Annular Solar Eclipse
The Moon’s orbit around Earth isn’t perfectly circular; it’s slightly elliptical. This means the Moon’s distance from Earth varies. When a solar eclipse occurs while the Moon is near its farthest point (apogee), it appears slightly smaller in the sky than the Sun. Even if the alignment is perfect, the Moon isn’t large enough to completely cover the Sun’s disk. Instead, a bright ring, or annulus, of the Sun remains visible around the dark silhouette of the Moon. This is often called a “ring of fire” eclipse. The shadow cast in this case isn’t quite the umbra; it’s called the antumbra – the region beyond the umbra’s focal point from which the Moon appears entirely within the Sun’s disk.
Hybrid Solar Eclipse
These are rare and fascinating events. Because the Earth is curved, the distance from a point on the surface to the Moon changes slightly depending on whether that point is near the centre of the Earth’s facing side or closer to the edge (sunrise/sunset). A hybrid eclipse starts as annular because the tip of the umbral shadow cone doesn’t quite reach Earth, becomes total as the curvature of the Earth brings the surface closer to the Moon and into the umbra, and then reverts to annular towards the end of its path. It transitions between annular and total along its track.
Never look directly at the Sun without proper eye protection, especially during a solar eclipse. Even when partially obscured, the Sun’s rays can cause severe and permanent eye damage or blindness in seconds. Only during the brief moments of total totality in a total solar eclipse is it safe to look without protection, but you must know exactly when totality begins and ends.

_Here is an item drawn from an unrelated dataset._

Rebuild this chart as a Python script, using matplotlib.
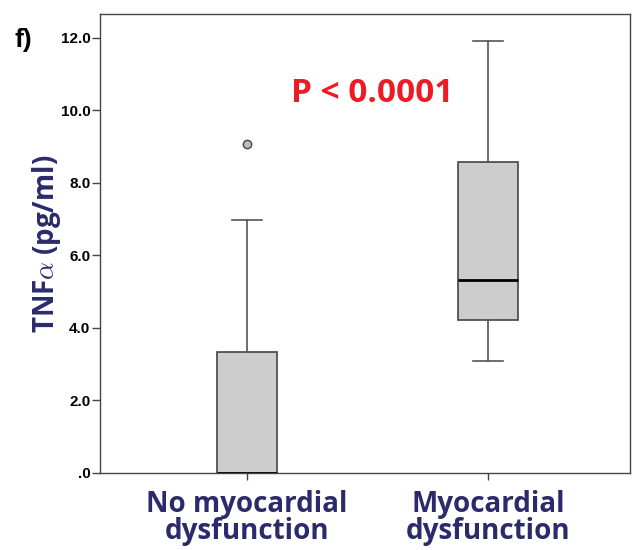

Always use certified solar viewing glasses or filters for direct observation during partial, annular, or the partial phases of a total eclipse.
The Path of Totality/Annularity
Because the Moon’s umbra (or antumbra) is relatively small compared to the Earth, total and annular solar eclipses are only visible from within a narrow corridor across the Earth’s surface, known as the path of totality or path of annularity. This path can be thousands of kilometers long but is typically only about 100-270 kilometers (60-170 miles) wide. Outside this narrow path, observers will only see a partial eclipse, or no eclipse at all.
Predicting these paths requires incredibly precise calculations of the Sun’s, Moon’s, and Earth’s positions and movements. Astronomers can predict eclipse paths centuries in advance with remarkable accuracy, allowing eclipse chasers to plan their expeditions.
A Celestial Alignment Worth Appreciating
Solar eclipses are a direct result of the precise, yet slightly imperfect, alignment of the Sun, Moon, and Earth. The 5.1-degree tilt of the Moon’s orbit ensures they are rare events, not monthly occurrences. The incredible coincidence of the Sun’s and Moon’s apparent sizes from Earth allows for the spectacle of total eclipses. From the perfect darkness of totality revealing the corona to the stunning “ring of fire” of an annular eclipse, these events showcase the predictable, yet awe-inspiring, mechanics of our solar system. They remind us of the vastness of space and the intricate orbital dance happening constantly above our heads, requiring a near-perfect lineup for the Moon’s shadow to grace our planet.